Given request:
Write out all of the records precisely. Skip anything that is a picture.

Working data:
════

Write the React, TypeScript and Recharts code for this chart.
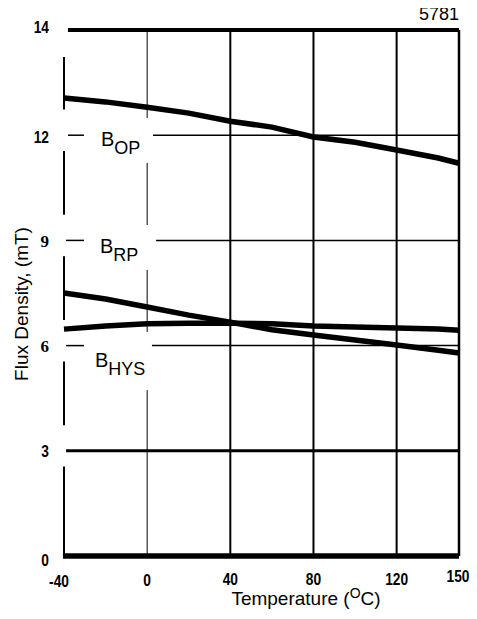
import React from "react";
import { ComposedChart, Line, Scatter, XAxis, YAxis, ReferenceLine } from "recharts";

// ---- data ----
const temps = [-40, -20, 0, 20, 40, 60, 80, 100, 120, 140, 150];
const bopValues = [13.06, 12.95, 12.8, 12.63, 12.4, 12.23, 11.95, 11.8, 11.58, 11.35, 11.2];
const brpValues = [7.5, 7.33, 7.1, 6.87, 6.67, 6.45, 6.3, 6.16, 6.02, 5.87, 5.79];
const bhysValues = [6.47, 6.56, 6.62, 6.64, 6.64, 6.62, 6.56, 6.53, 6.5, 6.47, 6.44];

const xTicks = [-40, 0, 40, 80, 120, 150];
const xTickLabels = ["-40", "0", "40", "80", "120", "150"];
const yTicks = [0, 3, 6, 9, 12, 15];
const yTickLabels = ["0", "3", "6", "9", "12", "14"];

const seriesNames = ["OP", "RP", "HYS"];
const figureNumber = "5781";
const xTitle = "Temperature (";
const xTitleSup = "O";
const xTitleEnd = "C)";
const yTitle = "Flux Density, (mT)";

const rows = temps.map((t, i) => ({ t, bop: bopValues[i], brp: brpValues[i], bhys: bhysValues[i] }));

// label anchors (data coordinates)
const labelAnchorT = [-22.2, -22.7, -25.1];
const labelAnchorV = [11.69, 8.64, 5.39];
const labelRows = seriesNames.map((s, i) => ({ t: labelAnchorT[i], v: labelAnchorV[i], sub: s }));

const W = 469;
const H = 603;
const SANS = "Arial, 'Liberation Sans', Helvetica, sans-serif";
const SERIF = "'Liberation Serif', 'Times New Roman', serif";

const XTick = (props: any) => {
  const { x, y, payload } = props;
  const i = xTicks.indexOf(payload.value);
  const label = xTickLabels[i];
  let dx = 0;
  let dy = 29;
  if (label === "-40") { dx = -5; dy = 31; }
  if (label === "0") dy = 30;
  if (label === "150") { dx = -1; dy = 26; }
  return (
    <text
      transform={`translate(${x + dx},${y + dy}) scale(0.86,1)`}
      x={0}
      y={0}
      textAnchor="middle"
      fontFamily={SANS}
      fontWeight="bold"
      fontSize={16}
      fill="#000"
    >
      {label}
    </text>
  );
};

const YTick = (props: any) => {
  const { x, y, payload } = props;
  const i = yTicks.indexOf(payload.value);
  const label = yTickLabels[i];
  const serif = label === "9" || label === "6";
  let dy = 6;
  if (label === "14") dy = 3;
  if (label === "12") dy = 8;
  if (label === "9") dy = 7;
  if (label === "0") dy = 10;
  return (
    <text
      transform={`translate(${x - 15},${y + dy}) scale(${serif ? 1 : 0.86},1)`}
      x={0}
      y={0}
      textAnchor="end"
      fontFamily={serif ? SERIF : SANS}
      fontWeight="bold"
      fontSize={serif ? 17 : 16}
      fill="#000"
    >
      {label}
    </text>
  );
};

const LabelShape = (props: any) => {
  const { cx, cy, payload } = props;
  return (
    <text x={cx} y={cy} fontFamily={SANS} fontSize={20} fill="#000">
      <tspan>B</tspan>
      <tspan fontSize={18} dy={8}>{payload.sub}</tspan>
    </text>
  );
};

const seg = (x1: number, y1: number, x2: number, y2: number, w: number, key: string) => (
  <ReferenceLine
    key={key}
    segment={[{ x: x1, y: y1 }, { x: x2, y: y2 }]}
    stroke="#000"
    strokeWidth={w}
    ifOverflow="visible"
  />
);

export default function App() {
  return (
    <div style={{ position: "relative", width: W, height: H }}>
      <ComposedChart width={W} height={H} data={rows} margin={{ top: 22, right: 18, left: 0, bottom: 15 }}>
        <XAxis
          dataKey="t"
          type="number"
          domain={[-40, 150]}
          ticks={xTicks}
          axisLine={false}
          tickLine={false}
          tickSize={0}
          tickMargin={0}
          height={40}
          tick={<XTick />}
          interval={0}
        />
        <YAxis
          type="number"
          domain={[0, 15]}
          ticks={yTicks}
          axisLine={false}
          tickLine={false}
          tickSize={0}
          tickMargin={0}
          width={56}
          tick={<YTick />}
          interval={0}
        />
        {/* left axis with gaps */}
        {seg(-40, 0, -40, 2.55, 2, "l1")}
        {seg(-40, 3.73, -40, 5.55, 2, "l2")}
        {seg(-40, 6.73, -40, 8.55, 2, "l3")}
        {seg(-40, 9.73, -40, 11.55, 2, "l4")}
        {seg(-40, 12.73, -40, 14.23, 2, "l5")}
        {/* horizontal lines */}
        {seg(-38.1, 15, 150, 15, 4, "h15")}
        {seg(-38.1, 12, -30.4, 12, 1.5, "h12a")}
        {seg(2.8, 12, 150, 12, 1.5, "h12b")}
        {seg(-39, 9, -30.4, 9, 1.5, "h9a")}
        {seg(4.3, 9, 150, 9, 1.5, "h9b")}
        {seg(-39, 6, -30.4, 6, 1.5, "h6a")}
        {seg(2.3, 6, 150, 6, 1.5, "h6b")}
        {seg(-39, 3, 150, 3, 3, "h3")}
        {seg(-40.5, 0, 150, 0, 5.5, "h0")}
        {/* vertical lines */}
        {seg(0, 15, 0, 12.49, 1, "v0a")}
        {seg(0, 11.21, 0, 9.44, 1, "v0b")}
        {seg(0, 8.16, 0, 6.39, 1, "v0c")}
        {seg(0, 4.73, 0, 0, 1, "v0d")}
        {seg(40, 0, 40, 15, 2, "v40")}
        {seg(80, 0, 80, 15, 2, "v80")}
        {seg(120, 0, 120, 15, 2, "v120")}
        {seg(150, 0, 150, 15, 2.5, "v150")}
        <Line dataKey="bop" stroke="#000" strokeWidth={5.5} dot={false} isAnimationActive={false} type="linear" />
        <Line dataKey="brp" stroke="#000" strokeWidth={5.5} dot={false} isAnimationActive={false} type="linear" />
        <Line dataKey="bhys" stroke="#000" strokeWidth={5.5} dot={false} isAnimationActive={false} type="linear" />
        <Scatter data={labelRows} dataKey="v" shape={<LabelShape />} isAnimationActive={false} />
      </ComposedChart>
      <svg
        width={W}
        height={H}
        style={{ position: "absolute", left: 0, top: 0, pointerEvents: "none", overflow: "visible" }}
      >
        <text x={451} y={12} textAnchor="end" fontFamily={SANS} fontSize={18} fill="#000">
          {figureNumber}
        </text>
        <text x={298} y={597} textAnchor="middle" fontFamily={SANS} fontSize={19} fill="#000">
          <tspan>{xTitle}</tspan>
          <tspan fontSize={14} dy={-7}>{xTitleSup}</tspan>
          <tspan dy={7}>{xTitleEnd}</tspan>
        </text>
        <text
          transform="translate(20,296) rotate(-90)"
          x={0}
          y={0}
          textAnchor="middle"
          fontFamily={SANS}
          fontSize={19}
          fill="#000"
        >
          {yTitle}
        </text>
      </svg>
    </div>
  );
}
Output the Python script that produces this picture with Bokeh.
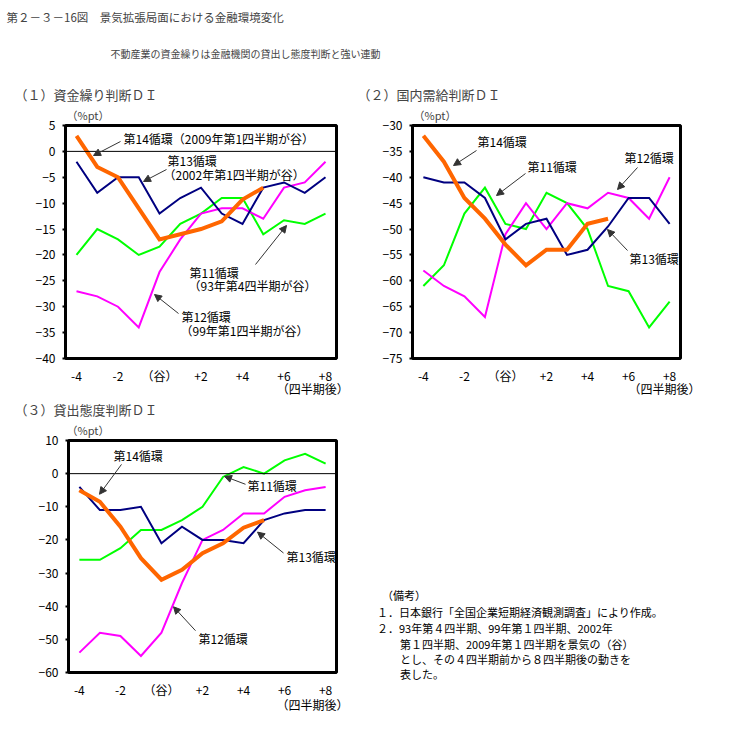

════

Response:
Write the React, TypeScript and Recharts code for this chart.
import React from "react";
import { ComposedChart, Line, Scatter, XAxis, YAxis, ReferenceLine } from "recharts";

// ---- data ----
const temps = [-40, -20, 0, 20, 40, 60, 80, 100, 120, 140, 150];
const bopValues = [13.06, 12.95, 12.8, 12.63, 12.4, 12.23, 11.95, 11.8, 11.58, 11.35, 11.2];
const brpValues = [7.5, 7.33, 7.1, 6.87, 6.67, 6.45, 6.3, 6.16, 6.02, 5.87, 5.79];
const bhysValues = [6.47, 6.56, 6.62, 6.64, 6.64, 6.62, 6.56, 6.53, 6.5, 6.47, 6.44];

const xTicks = [-40, 0, 40, 80, 120, 150];
const xTickLabels = ["-40", "0", "40", "80", "120", "150"];
const yTicks = [0, 3, 6, 9, 12, 15];
const yTickLabels = ["0", "3", "6", "9", "12", "14"];

const seriesNames = ["OP", "RP", "HYS"];
const figureNumber = "5781";
const xTitle = "Temperature (";
const xTitleSup = "O";
const xTitleEnd = "C)";
const yTitle = "Flux Density, (mT)";

const rows = temps.map((t, i) => ({ t, bop: bopValues[i], brp: brpValues[i], bhys: bhysValues[i] }));

// label anchors (data coordinates)
const labelAnchorT = [-22.2, -22.7, -25.1];
const labelAnchorV = [11.69, 8.64, 5.39];
const labelRows = seriesNames.map((s, i) => ({ t: labelAnchorT[i], v: labelAnchorV[i], sub: s }));

const W = 469;
const H = 603;
const SANS = "Arial, 'Liberation Sans', Helvetica, sans-serif";
const SERIF = "'Liberation Serif', 'Times New Roman', serif";

const XTick = (props: any) => {
  const { x, y, payload } = props;
  const i = xTicks.indexOf(payload.value);
  const label = xTickLabels[i];
  let dx = 0;
  let dy = 29;
  if (label === "-40") { dx = -5; dy = 31; }
  if (label === "0") dy = 30;
  if (label === "150") { dx = -1; dy = 26; }
  return (
    <text
      transform={`translate(${x + dx},${y + dy}) scale(0.86,1)`}
      x={0}
      y={0}
      textAnchor="middle"
      fontFamily={SANS}
      fontWeight="bold"
      fontSize={16}
      fill="#000"
    >
      {label}
    </text>
  );
};

const YTick = (props: any) => {
  const { x, y, payload } = props;
  const i = yTicks.indexOf(payload.value);
  const label = yTickLabels[i];
  const serif = label === "9" || label === "6";
  let dy = 6;
  if (label === "14") dy = 3;
  if (label === "12") dy = 8;
  if (label === "9") dy = 7;
  if (label === "0") dy = 10;
  return (
    <text
      transform={`translate(${x - 15},${y + dy}) scale(${serif ? 1 : 0.86},1)`}
      x={0}
      y={0}
      textAnchor="end"
      fontFamily={serif ? SERIF : SANS}
      fontWeight="bold"
      fontSize={serif ? 17 : 16}
      fill="#000"
    >
      {label}
    </text>
  );
};

const LabelShape = (props: any) => {
  const { cx, cy, payload } = props;
  return (
    <text x={cx} y={cy} fontFamily={SANS} fontSize={20} fill="#000">
      <tspan>B</tspan>
      <tspan fontSize={18} dy={8}>{payload.sub}</tspan>
    </text>
  );
};

const seg = (x1: number, y1: number, x2: number, y2: number, w: number, key: string) => (
  <ReferenceLine
    key={key}
    segment={[{ x: x1, y: y1 }, { x: x2, y: y2 }]}
    stroke="#000"
    strokeWidth={w}
    ifOverflow="visible"
  />
);

export default function App() {
  return (
    <div style={{ position: "relative", width: W, height: H }}>
      <ComposedChart width={W} height={H} data={rows} margin={{ top: 22, right: 18, left: 0, bottom: 15 }}>
        <XAxis
          dataKey="t"
          type="number"
          domain={[-40, 150]}
          ticks={xTicks}
          axisLine={false}
          tickLine={false}
          tickSize={0}
          tickMargin={0}
          height={40}
          tick={<XTick />}
          interval={0}
        />
        <YAxis
          type="number"
          domain={[0, 15]}
          ticks={yTicks}
          axisLine={false}
          tickLine={false}
          tickSize={0}
          tickMargin={0}
          width={56}
          tick={<YTick />}
          interval={0}
        />
        {/* left axis with gaps */}
        {seg(-40, 0, -40, 2.55, 2, "l1")}
        {seg(-40, 3.73, -40, 5.55, 2, "l2")}
        {seg(-40, 6.73, -40, 8.55, 2, "l3")}
        {seg(-40, 9.73, -40, 11.55, 2, "l4")}
        {seg(-40, 12.73, -40, 14.23, 2, "l5")}
        {/* horizontal lines */}
        {seg(-38.1, 15, 150, 15, 4, "h15")}
        {seg(-38.1, 12, -30.4, 12, 1.5, "h12a")}
        {seg(2.8, 12, 150, 12, 1.5, "h12b")}
        {seg(-39, 9, -30.4, 9, 1.5, "h9a")}
        {seg(4.3, 9, 150, 9, 1.5, "h9b")}
        {seg(-39, 6, -30.4, 6, 1.5, "h6a")}
        {seg(2.3, 6, 150, 6, 1.5, "h6b")}
        {seg(-39, 3, 150, 3, 3, "h3")}
        {seg(-40.5, 0, 150, 0, 5.5, "h0")}
        {/* vertical lines */}
        {seg(0, 15, 0, 12.49, 1, "v0a")}
        {seg(0, 11.21, 0, 9.44, 1, "v0b")}
        {seg(0, 8.16, 0, 6.39, 1, "v0c")}
        {seg(0, 4.73, 0, 0, 1, "v0d")}
        {seg(40, 0, 40, 15, 2, "v40")}
        {seg(80, 0, 80, 15, 2, "v80")}
        {seg(120, 0, 120, 15, 2, "v120")}
        {seg(150, 0, 150, 15, 2.5, "v150")}
        <Line dataKey="bop" stroke="#000" strokeWidth={5.5} dot={false} isAnimationActive={false} type="linear" />
        <Line dataKey="brp" stroke="#000" strokeWidth={5.5} dot={false} isAnimationActive={false} type="linear" />
        <Line dataKey="bhys" stroke="#000" strokeWidth={5.5} dot={false} isAnimationActive={false} type="linear" />
        <Scatter data={labelRows} dataKey="v" shape={<LabelShape />} isAnimationActive={false} />
      </ComposedChart>
      <svg
        width={W}
        height={H}
        style={{ position: "absolute", left: 0, top: 0, pointerEvents: "none", overflow: "visible" }}
      >
        <text x={451} y={12} textAnchor="end" fontFamily={SANS} fontSize={18} fill="#000">
          {figureNumber}
        </text>
        <text x={298} y={597} textAnchor="middle" fontFamily={SANS} fontSize={19} fill="#000">
          <tspan>{xTitle}</tspan>
          <tspan fontSize={14} dy={-7}>{xTitleSup}</tspan>
          <tspan dy={7}>{xTitleEnd}</tspan>
        </text>
        <text
          transform="translate(20,296) rotate(-90)"
          x={0}
          y={0}
          textAnchor="middle"
          fontFamily={SANS}
          fontSize={19}
          fill="#000"
        >
          {yTitle}
        </text>
      </svg>
    </div>
  );
}
Output the Python script that produces this picture with Bokeh.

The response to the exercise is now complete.